(Data provided):
>> begin

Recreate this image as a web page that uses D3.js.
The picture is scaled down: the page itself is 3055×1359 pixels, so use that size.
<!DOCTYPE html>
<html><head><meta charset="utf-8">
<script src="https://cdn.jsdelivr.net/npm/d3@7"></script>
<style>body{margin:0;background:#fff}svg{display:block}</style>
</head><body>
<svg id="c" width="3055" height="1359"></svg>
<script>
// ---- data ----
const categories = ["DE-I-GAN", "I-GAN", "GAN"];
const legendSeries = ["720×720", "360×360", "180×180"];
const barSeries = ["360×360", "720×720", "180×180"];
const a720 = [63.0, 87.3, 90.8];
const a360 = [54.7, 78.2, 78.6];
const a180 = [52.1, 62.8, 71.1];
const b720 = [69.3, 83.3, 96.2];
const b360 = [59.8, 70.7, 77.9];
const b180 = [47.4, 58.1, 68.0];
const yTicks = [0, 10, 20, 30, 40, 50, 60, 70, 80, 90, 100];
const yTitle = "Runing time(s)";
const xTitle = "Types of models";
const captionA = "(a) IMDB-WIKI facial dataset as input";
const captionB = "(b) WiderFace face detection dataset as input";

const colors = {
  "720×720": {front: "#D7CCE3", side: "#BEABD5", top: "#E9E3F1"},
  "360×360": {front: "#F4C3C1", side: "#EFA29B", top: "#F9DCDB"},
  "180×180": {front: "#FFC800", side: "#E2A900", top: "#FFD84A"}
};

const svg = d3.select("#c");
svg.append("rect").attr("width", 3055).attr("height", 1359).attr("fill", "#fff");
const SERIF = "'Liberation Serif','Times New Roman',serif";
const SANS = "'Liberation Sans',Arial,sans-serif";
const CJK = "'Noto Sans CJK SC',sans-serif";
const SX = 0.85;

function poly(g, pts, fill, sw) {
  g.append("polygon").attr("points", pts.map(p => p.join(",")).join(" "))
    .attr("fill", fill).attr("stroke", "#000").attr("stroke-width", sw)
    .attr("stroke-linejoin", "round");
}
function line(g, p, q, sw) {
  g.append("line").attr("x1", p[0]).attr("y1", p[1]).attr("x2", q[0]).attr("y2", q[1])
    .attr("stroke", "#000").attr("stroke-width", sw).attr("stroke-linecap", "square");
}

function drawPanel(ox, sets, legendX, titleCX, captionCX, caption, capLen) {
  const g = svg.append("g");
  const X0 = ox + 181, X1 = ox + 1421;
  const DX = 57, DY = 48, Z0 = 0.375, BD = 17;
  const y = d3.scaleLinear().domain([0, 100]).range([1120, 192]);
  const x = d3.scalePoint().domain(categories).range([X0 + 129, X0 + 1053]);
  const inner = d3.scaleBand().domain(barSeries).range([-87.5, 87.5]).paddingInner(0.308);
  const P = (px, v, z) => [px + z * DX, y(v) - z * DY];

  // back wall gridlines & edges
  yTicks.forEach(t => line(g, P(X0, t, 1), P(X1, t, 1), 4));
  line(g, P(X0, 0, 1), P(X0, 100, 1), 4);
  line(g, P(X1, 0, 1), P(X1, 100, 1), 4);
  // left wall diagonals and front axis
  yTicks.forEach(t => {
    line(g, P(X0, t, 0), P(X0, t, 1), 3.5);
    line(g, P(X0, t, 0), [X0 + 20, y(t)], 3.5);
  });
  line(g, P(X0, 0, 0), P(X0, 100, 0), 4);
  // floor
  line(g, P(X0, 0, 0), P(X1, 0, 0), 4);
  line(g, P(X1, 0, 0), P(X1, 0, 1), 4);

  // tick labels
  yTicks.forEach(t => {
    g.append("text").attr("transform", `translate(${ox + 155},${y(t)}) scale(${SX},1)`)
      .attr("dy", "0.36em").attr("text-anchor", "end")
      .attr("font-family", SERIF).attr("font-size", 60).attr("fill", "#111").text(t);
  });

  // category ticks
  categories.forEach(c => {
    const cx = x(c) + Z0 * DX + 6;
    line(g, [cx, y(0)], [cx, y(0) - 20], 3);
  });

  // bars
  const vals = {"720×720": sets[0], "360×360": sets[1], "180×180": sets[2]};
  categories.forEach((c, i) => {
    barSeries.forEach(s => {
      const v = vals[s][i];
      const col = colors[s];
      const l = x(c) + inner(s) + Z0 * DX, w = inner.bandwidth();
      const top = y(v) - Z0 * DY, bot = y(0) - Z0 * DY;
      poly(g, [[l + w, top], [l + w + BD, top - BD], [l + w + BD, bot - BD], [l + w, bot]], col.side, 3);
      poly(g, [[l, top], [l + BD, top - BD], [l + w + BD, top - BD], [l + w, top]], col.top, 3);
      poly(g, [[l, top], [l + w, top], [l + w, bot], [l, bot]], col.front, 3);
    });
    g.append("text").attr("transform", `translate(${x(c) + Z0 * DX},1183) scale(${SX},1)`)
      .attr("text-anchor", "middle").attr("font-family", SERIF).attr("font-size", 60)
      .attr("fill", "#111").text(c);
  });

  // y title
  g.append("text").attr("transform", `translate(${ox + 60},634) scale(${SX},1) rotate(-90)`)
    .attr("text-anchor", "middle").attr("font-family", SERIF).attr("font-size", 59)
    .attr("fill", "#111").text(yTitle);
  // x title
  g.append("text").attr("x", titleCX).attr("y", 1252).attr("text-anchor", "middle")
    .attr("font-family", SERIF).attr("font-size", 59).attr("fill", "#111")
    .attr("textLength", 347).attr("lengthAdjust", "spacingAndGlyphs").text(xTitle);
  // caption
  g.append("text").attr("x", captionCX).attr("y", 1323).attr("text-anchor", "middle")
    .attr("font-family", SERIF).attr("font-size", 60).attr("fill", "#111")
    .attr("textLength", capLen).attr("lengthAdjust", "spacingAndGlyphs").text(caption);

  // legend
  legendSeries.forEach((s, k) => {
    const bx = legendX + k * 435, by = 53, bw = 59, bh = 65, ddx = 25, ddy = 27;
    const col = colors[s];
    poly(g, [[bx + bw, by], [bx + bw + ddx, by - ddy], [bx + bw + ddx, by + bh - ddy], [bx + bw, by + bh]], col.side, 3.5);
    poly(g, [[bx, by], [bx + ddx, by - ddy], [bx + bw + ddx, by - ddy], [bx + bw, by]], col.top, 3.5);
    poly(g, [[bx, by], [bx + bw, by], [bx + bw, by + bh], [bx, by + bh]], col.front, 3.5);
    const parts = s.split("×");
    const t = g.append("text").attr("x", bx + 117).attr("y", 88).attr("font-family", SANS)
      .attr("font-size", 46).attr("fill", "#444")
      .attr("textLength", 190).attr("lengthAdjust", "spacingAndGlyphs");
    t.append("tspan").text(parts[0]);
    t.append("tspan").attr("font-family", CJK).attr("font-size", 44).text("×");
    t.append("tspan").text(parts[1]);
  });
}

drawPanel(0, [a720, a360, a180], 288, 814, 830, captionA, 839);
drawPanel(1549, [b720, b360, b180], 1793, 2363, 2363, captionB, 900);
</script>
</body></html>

>> end

(Directions): Recopy the whole listing exactly.

(Task response):
Recreate this image as a web page that uses D3.js.
The picture is scaled down: the page itself is 3055×1359 pixels, so use that size.
<!DOCTYPE html>
<html><head><meta charset="utf-8">
<script src="https://cdn.jsdelivr.net/npm/d3@7"></script>
<style>body{margin:0;background:#fff}svg{display:block}</style>
</head><body>
<svg id="c" width="3055" height="1359"></svg>
<script>
// ---- data ----
const categories = ["DE-I-GAN", "I-GAN", "GAN"];
const legendSeries = ["720×720", "360×360", "180×180"];
const barSeries = ["360×360", "720×720", "180×180"];
const a720 = [63.0, 87.3, 90.8];
const a360 = [54.7, 78.2, 78.6];
const a180 = [52.1, 62.8, 71.1];
const b720 = [69.3, 83.3, 96.2];
const b360 = [59.8, 70.7, 77.9];
const b180 = [47.4, 58.1, 68.0];
const yTicks = [0, 10, 20, 30, 40, 50, 60, 70, 80, 90, 100];
const yTitle = "Runing time(s)";
const xTitle = "Types of models";
const captionA = "(a) IMDB-WIKI facial dataset as input";
const captionB = "(b) WiderFace face detection dataset as input";

const colors = {
  "720×720": {front: "#D7CCE3", side: "#BEABD5", top: "#E9E3F1"},
  "360×360": {front: "#F4C3C1", side: "#EFA29B", top: "#F9DCDB"},
  "180×180": {front: "#FFC800", side: "#E2A900", top: "#FFD84A"}
};

const svg = d3.select("#c");
svg.append("rect").attr("width", 3055).attr("height", 1359).attr("fill", "#fff");
const SERIF = "'Liberation Serif','Times New Roman',serif";
const SANS = "'Liberation Sans',Arial,sans-serif";
const CJK = "'Noto Sans CJK SC',sans-serif";
const SX = 0.85;

function poly(g, pts, fill, sw) {
  g.append("polygon").attr("points", pts.map(p => p.join(",")).join(" "))
    .attr("fill", fill).attr("stroke", "#000").attr("stroke-width", sw)
    .attr("stroke-linejoin", "round");
}
function line(g, p, q, sw) {
  g.append("line").attr("x1", p[0]).attr("y1", p[1]).attr("x2", q[0]).attr("y2", q[1])
    .attr("stroke", "#000").attr("stroke-width", sw).attr("stroke-linecap", "square");
}

function drawPanel(ox, sets, legendX, titleCX, captionCX, caption, capLen) {
  const g = svg.append("g");
  const X0 = ox + 181, X1 = ox + 1421;
  const DX = 57, DY = 48, Z0 = 0.375, BD = 17;
  const y = d3.scaleLinear().domain([0, 100]).range([1120, 192]);
  const x = d3.scalePoint().domain(categories).range([X0 + 129, X0 + 1053]);
  const inner = d3.scaleBand().domain(barSeries).range([-87.5, 87.5]).paddingInner(0.308);
  const P = (px, v, z) => [px + z * DX, y(v) - z * DY];

  // back wall gridlines & edges
  yTicks.forEach(t => line(g, P(X0, t, 1), P(X1, t, 1), 4));
  line(g, P(X0, 0, 1), P(X0, 100, 1), 4);
  line(g, P(X1, 0, 1), P(X1, 100, 1), 4);
  // left wall diagonals and front axis
  yTicks.forEach(t => {
    line(g, P(X0, t, 0), P(X0, t, 1), 3.5);
    line(g, P(X0, t, 0), [X0 + 20, y(t)], 3.5);
  });
  line(g, P(X0, 0, 0), P(X0, 100, 0), 4);
  // floor
  line(g, P(X0, 0, 0), P(X1, 0, 0), 4);
  line(g, P(X1, 0, 0), P(X1, 0, 1), 4);

  // tick labels
  yTicks.forEach(t => {
    g.append("text").attr("transform", `translate(${ox + 155},${y(t)}) scale(${SX},1)`)
      .attr("dy", "0.36em").attr("text-anchor", "end")
      .attr("font-family", SERIF).attr("font-size", 60).attr("fill", "#111").text(t);
  });

  // category ticks
  categories.forEach(c => {
    const cx = x(c) + Z0 * DX + 6;
    line(g, [cx, y(0)], [cx, y(0) - 20], 3);
  });

  // bars
  const vals = {"720×720": sets[0], "360×360": sets[1], "180×180": sets[2]};
  categories.forEach((c, i) => {
    barSeries.forEach(s => {
      const v = vals[s][i];
      const col = colors[s];
      const l = x(c) + inner(s) + Z0 * DX, w = inner.bandwidth();
      const top = y(v) - Z0 * DY, bot = y(0) - Z0 * DY;
      poly(g, [[l + w, top], [l + w + BD, top - BD], [l + w + BD, bot - BD], [l + w, bot]], col.side, 3);
      poly(g, [[l, top], [l + BD, top - BD], [l + w + BD, top - BD], [l + w, top]], col.top, 3);
      poly(g, [[l, top], [l + w, top], [l + w, bot], [l, bot]], col.front, 3);
    });
    g.append("text").attr("transform", `translate(${x(c) + Z0 * DX},1183) scale(${SX},1)`)
      .attr("text-anchor", "middle").attr("font-family", SERIF).attr("font-size", 60)
      .attr("fill", "#111").text(c);
  });

  // y title
  g.append("text").attr("transform", `translate(${ox + 60},634) scale(${SX},1) rotate(-90)`)
    .attr("text-anchor", "middle").attr("font-family", SERIF).attr("font-size", 59)
    .attr("fill", "#111").text(yTitle);
  // x title
  g.append("text").attr("x", titleCX).attr("y", 1252).attr("text-anchor", "middle")
    .attr("font-family", SERIF).attr("font-size", 59).attr("fill", "#111")
    .attr("textLength", 347).attr("lengthAdjust", "spacingAndGlyphs").text(xTitle);
  // caption
  g.append("text").attr("x", captionCX).attr("y", 1323).attr("text-anchor", "middle")
    .attr("font-family", SERIF).attr("font-size", 60).attr("fill", "#111")
    .attr("textLength", capLen).attr("lengthAdjust", "spacingAndGlyphs").text(caption);

  // legend
  legendSeries.forEach((s, k) => {
    const bx = legendX + k * 435, by = 53, bw = 59, bh = 65, ddx = 25, ddy = 27;
    const col = colors[s];
    poly(g, [[bx + bw, by], [bx + bw + ddx, by - ddy], [bx + bw + ddx, by + bh - ddy], [bx + bw, by + bh]], col.side, 3.5);
    poly(g, [[bx, by], [bx + ddx, by - ddy], [bx + bw + ddx, by - ddy], [bx + bw, by]], col.top, 3.5);
    poly(g, [[bx, by], [bx + bw, by], [bx + bw, by + bh], [bx, by + bh]], col.front, 3.5);
    const parts = s.split("×");
    const t = g.append("text").attr("x", bx + 117).attr("y", 88).attr("font-family", SANS)
      .attr("font-size", 46).attr("fill", "#444")
      .attr("textLength", 190).attr("lengthAdjust", "spacingAndGlyphs");
    t.append("tspan").text(parts[0]);
    t.append("tspan").attr("font-family", CJK).attr("font-size", 44).text("×");
    t.append("tspan").text(parts[1]);
  });
}

drawPanel(0, [a720, a360, a180], 288, 814, 830, captionA, 839);
drawPanel(1549, [b720, b360, b180], 1793, 2363, 2363, captionB, 900);
</script>
</body></html>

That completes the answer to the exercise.